Here is a summary of the debugging parameters for the MPI layer:

  • mpi_param_check: If set to true (any positive value), and when Open MPI is compiled with parameter checking enabled (the default), the parameters to each MPI function can be passed through a series of correctness checks. Problems such as passing illegal values (e.g., NULL or MPI_DATATYPE_NULL or other “bad” values) will be discovered at run time and an MPI exception will be invoked (the default of which is to print a short message and abort the entire MPI job). If set to false, these checks are disabled, slightly increasing performance.

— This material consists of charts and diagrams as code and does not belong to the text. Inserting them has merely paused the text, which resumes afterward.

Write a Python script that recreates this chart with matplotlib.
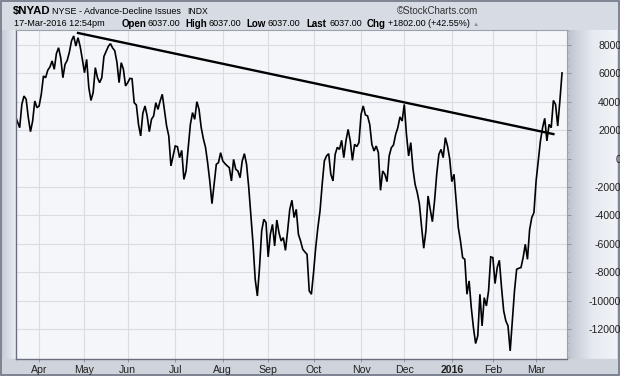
import numpy as np
import pandas as pd
import matplotlib
matplotlib.use("Agg")
import matplotlib.pyplot as plt
from pandas.tseries.offsets import CustomBusinessDay

plt.rcParams['font.family'] = ['Liberation Sans', 'DejaVu Sans']

# NYSE holidays inside the window
holidays = ['2015-04-03', '2015-05-25', '2015-07-03', '2015-09-07', '2015-11-26',
            '2015-12-25', '2016-01-01', '2016-01-18', '2016-02-15']

# daily close of $NYAD, 17-Mar-2015 .. 17-Mar-2016
nyad = [3000, 2600, 2180, 3820, 4410, 4180, 2890, 1900, 2650, 4060,
        3590, 3710, 4530, 5820, 5700, 6230, 6450, 6880, 6290, 7400,
        7810, 7100, 5700, 6640, 6920, 7500, 8300, 8640, 7930, 8520,
        7900, 7000, 6050, 6990, 5000, 4100, 4650, 6410, 5700, 5350,
        5700, 7200, 7550, 7900, 8100, 7800, 7600, 6800, 5350, 6760,
        6300, 5120, 5350, 5650, 5630, 3940, 3780, 2400, 1600, 3200,
        3710, 3000, 1900, 2770, 3010, 3940, 3470, 4060, 4530, 3400,
        2300, 1600, -510, 190, 890, 840, 70, 580, -1460, -870,
        770, 2410, 3240, 2770, 4010, 3470, 2200, 1400, 800, -300,
        -1600, -3170, -1810, -400, -280, 420, -160, -350, -500, -630,
        -1570, -50, -750, -870, -1340, -160, 350, -400, -2000, -4000,
        -6000, -8500, -9670, -7670, -5090, -4270, -4500, -6920, -5330, -4630,
        -6150, -4320, -5210, -5800, -5560, -6460, -5090, -3570, -2930, -4150,
        -3570, -5330, -5800, -6380, -6570, -6740, -9310, -9550, -8030, -6270,
        -4860, -3680, -1810, -160, 190, 350, -1100, -1570, 300, 800,
        650, 1290, 70, 1250, 2060, 1250, -120, 1010, 850, 1130,
        3120, 3710, 3080, 3010, 2410, 1000, 540, 890, 420, -2230,
        -870, -1100, -1620, 190, 770, 960, 1710, 2180, 2940, 2650,
        3820, 1710, 190, 1130, -700, -1810, -2390, -3200, -4800, -6310,
        -5090, -2630, -3570, -4440, -2980, -1100, 300, 650, 70, 1480,
        890, 0, -1620, -1100, -2980, -4860, -5800, -6970, -7090, -9550,
        -8610, -10490, -11900, -13020, -12480, -9550, -11780, -9790, -10370, -9310,
        -6920, -6970, -8800, -7670, -7160, -9080, -10720, -11430, -11780, -13540,
        -11430, -9310, -7790, -7720, -7670, -6970, -6030, -7090, -5000, -4150,
        -3800, -1570, -160, 1250, 2180, 2840, 1250, 2410, 2180, 4100,
        3820, 2300, 4060, 6037]

# trendline through the May 2015 and Dec 2015 highs (trading-day index, value)
trend_x = [29, 249]
trend_y = [8850, 1730]

y_ticks = [8000, 6000, 4000, 2000, 0, -2000, -4000, -6000, -8000, -10000, -12000]
month_labels = ['Apr', 'May', 'Jun', 'Jul', 'Aug', 'Sep', 'Oct', 'Nov', 'Dec', '2016', 'Feb', 'Mar']

dates = pd.date_range('2015-03-17', '2016-03-17', freq=CustomBusinessDay(holidays=holidays))
dates = dates[:len(nyad)]
idx = np.arange(len(nyad))
month_key = dates.year * 12 + dates.month
month_starts = list(np.where(np.diff(month_key) != 0)[0] + 1)

fig = plt.figure(figsize=(6.2, 3.76), dpi=100, facecolor='#d6dbe4')

# side strips with a soft gradient, like the original
grad = np.linspace(0, 1, 256).reshape(1, -1)
bg = fig.add_axes([0, 0, 1, 1], zorder=-5)
bg.set_axis_off()
bg.imshow(grad, extent=(567, 617, 359, 30), aspect='auto',
          cmap=matplotlib.colors.LinearSegmentedColormap.from_list('r', ['#bcc2cd', '#e6e9f0', '#f2f4f8']))
bg.imshow(grad, extent=(1, 16, 359, 30), aspect='auto',
          cmap=matplotlib.colors.LinearSegmentedColormap.from_list('l', ['#c5cad4', '#e9edf5']))
bg.add_patch(plt.Rectangle((1, 359), 616, 16, color='#ced3dc'))
bg.add_patch(plt.Rectangle((0.5, 0.5), 618.5, 374.5, fill=False, ec='#6f7584', lw=1.2))
bg.set_xlim(0, 620)
bg.set_ylim(376, 0)

ax = fig.add_axes([16 / 620, 17 / 376, 551 / 620, 329 / 376])
ax.set_facecolor('#f5f6fa')
ax.plot(idx, nyad, color='black', lw=1.2, solid_joinstyle='miter')
ax.plot(trend_x, trend_y, color='black', lw=1.7)

ax.set_xlim(0.3, 255.3)
ax.set_ylim(-14110, 9060)

ax.yaxis.tick_right()
ax.set_yticks(y_ticks)
ax.set_yticklabels([str(v) for v in y_ticks], fontsize=7.6, color='#222222', ha='right')
ax.tick_params(axis='y', which='major', length=3, width=0.6, color='#888c96', pad=36)
ax.set_yticks(np.arange(-14000, 9001, 500), minor=True)
ax.tick_params(axis='y', which='minor', length=1.5, width=0.5, color='#a0a4ae')

ax.set_xticks(month_starts)
ax.set_xticklabels(month_labels, fontsize=7.6, color='#222222')
for lab in ax.get_xticklabels():
    if lab.get_text() == '2016':
        lab.set_fontweight('bold')
ax.tick_params(axis='x', length=2.5, width=0.6, color='#888c96', pad=1.5)

ax.grid(True, which='major', color='#d9dce3', lw=0.8)
ax.set_axisbelow(True)
for side in ['left', 'bottom']:
    ax.spines[side].set_color('#6a6f7d')
    ax.spines[side].set_linewidth(1.0)
for side in ['right', 'top']:
    ax.spines[side].set_color('#9ca1ac')
    ax.spines[side].set_linewidth(0.8)


# header
def htxt(x, y, s, **kw):
    fig.text(x / 620, 1 - y / 376, s, va='center', ha='left', color='black', **kw)


htxt(13, 11, '$NYAD', fontsize=8.2, fontweight='bold')
htxt(52, 11, 'NYSE - Advance-Decline Issues', fontsize=6.5)
htxt(187, 11, 'INDX', fontsize=6.2)
fig.text(478 / 620, 1 - 11 / 376, '\u00a9StockCharts.com', ha='right', va='center',
         fontsize=7.0, color='#333333')
htxt(14, 24, '17-Mar-2016 12:54pm', fontsize=6.6)
header2 = [(122, 'Open', True), (147, '6037.00', False), (185, 'High', True), (208, '6037.00', False),
           (246, 'Low', True), (268, '6037.00', False), (306, 'Last', True), (329, '6037.00', False),
           (367, 'Chg', True), (388, '+1802.00 (+42.55%)', False)]
for x, s, b in header2:
    htxt(x, 24, s, fontsize=7.0 if b else 6.5, fontweight='bold' if b else 'normal')
fig.text(476 / 620, 1 - 24.5 / 376, '\u25b2', fontsize=4.5, color='#8a8f99', ha='center', va='center')

fig.savefig('out.png', dpi=100, facecolor=fig.get_facecolor())
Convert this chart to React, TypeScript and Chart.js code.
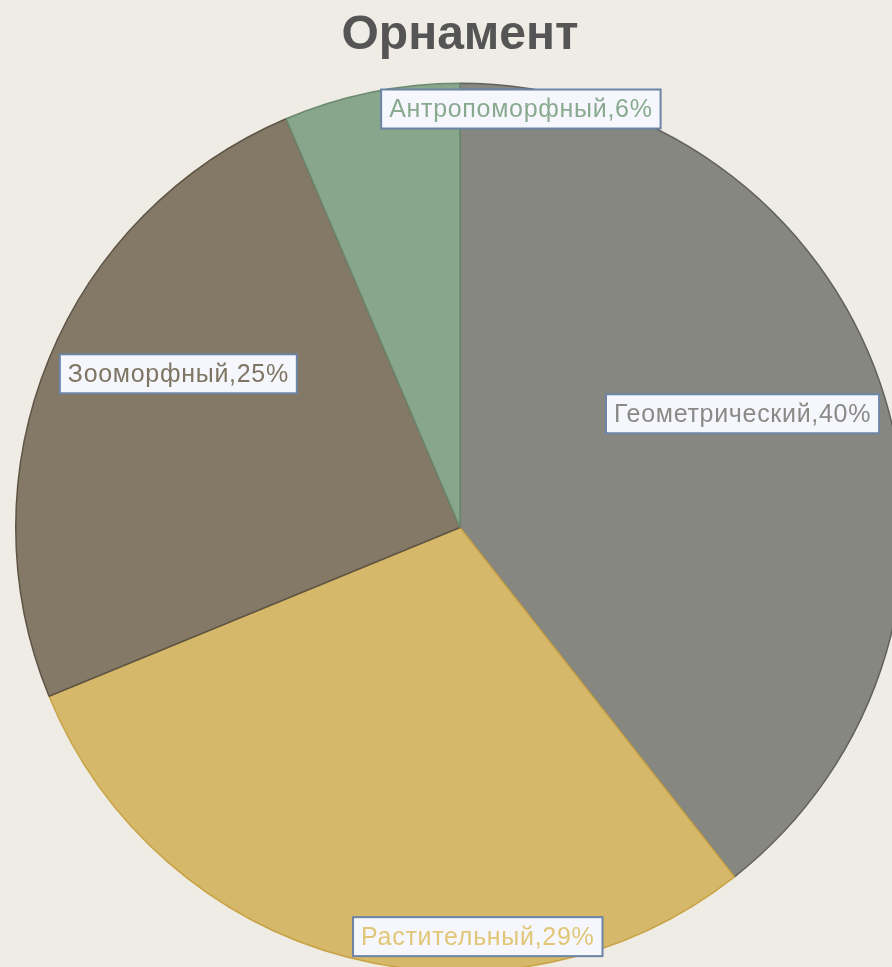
import React, { useEffect, useRef } from "react";
import Chart from "chart.js/auto";

const titleText = "Орнамент";
const categories = ["Геометрический", "Растительный", "Зооморфный", "Антропоморфный"];
// slice sizes (angles), in percent
const values = [39.4, 29.4, 24.8, 6.4];
// percentages printed in the labels
const labelPercents = [40, 29, 25, 6];
const sliceColors = ["#878781", "#d5b86a", "#847966", "#88a68b"];
const borderColors = ["#62625d", "#c9a245", "#5e5444", "#6b8a6e"];
const labelTextColors = ["#8a8a86", "#e2c677", "#7f7564", "#8aaa90"];
// label box centre, as fractions of the pie radius from the pie centre
const labelOffsets = [
  [0.636, -0.256],
  [0.04, 0.921],
  [-0.634, -0.346],
  [0.137, -0.942],
];

const W = 920;
const H = 980;

const labelPlugin = {
  id: "sliceLabels",
  afterDatasetsDraw(chart: any) {
    const ctx = chart.ctx;
    const meta = chart.getDatasetMeta(0);
    ctx.save();
    ctx.font = "25px 'Liberation Sans', Arial, sans-serif";
    (ctx as any).letterSpacing = "0.7px";
    ctx.textBaseline = "middle";
    ctx.textAlign = "left";
    meta.data.forEach((arc: any, i: number) => {
      const R = arc.outerRadius;
      const cx = arc.x + labelOffsets[i][0] * R;
      const cy = arc.y + labelOffsets[i][1] * R;
      const text = `${categories[i]},${labelPercents[i]}%`;
      const tw = ctx.measureText(text).width;
      const bw = tw + 16;
      const bh = 39;
      const bx = cx - bw / 2;
      const by = cy - bh / 2;
      ctx.fillStyle = "#f5f7fc";
      ctx.fillRect(bx, by, bw, bh);
      ctx.strokeStyle = "#6c84a6";
      ctx.lineWidth = 2;
      ctx.strokeRect(bx, by, bw, bh);
      ctx.fillStyle = labelTextColors[i];
      ctx.fillText(text, bx + 8, cy + 1);
    });
    ctx.restore();
  },
  afterDraw(chart: any) {
    const ctx = chart.ctx;
    ctx.save();
    ctx.font = "bold 48px 'Liberation Sans', Arial, sans-serif";
    ctx.fillStyle = "#555555";
    ctx.textAlign = "center";
    ctx.textBaseline = "alphabetic";
    const ca = chart.chartArea;
    ctx.fillText(titleText, (ca.left + ca.right) / 2, 49);
    ctx.restore();
  },
};

export default function App() {
  const ref = useRef<HTMLCanvasElement | null>(null);
  useEffect(() => {
    document.body.style.margin = "0";
    document.body.style.background = "#efece5";
    if (!ref.current) return;
    const chart = new Chart(ref.current, {
      type: "pie",
      data: {
        labels: categories,
        datasets: [
          {
            data: values,
            backgroundColor: sliceColors,
            borderColor: borderColors,
            borderWidth: 1.5,
          },
        ],
      },
      options: {
        animation: false,
        responsive: false,
        devicePixelRatio: 1,
        layout: { padding: { top: 82, left: 15, right: 15, bottom: 7 } },
        plugins: {
          legend: { display: false },
          title: { display: false },
          tooltip: { enabled: false },
        },
      },
      plugins: [labelPlugin],
    });
    return () => chart.destroy();
  }, []);
  return (
    <div
      style={{
        width: 892,
        height: 967,
        overflow: "hidden",
        position: "relative",
        background: "#efece5",
      }}
    >
      <canvas
        ref={ref}
        width={W}
        height={H}
        style={{ position: "absolute", left: 0, top: 0, width: W, height: H }}
      />
    </div>
  );
}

  • mpi_show_handle_leaks: If set to true (any positive value), Open MPI will display lists of any MPI handles that were not freed before MPI_Finalize(3) (e.g., communicators, datatypes, requests, etc.)

  • mpi_no_free_handles: If set to true (any positive value), do not actually free MPI objects when their corresponding MPI “free” function is invoked (e.g., do not free communicators when MPI_Comm_free(3). This can be helpful in tracking down applications that accidentally continue to use MPI handles after they have been freed.

  • mpi_show_mca_params: If set to true (any positive value), show a list of all MCA parameters and their values when MPI is initialized. This can be quite helpful for reproducibility of MPI applications.

  • mpi_show_mca_params_file: If set to a non-empty value, and if the value of mpi_show_mca_params is true, then output the list of MCA parameters to the filename value. If this parameter is an empty value, the list is sent to stderr.

  • mpi_abort_delay: If nonzero, print out an identifying message when MPI_Abort(3) is invoked showing the hostname and PID of the process that invoked MPI_Abort(3), and then delay that many seconds before exiting. A negative value means to delay indefinitely. This allows a user to manually come in and attach a debugger when an error occurs. Remember that the default MPI error handler — MPI_ERRORS_ABORT — invokes MPI_Abort(3), so this parameter can be useful to discover problems identified by mpi_param_check.

  • mpi_abort_print_stack: If nonzero, print out a stack trace (on supported systems) when MPI_Abort(3) is invoked.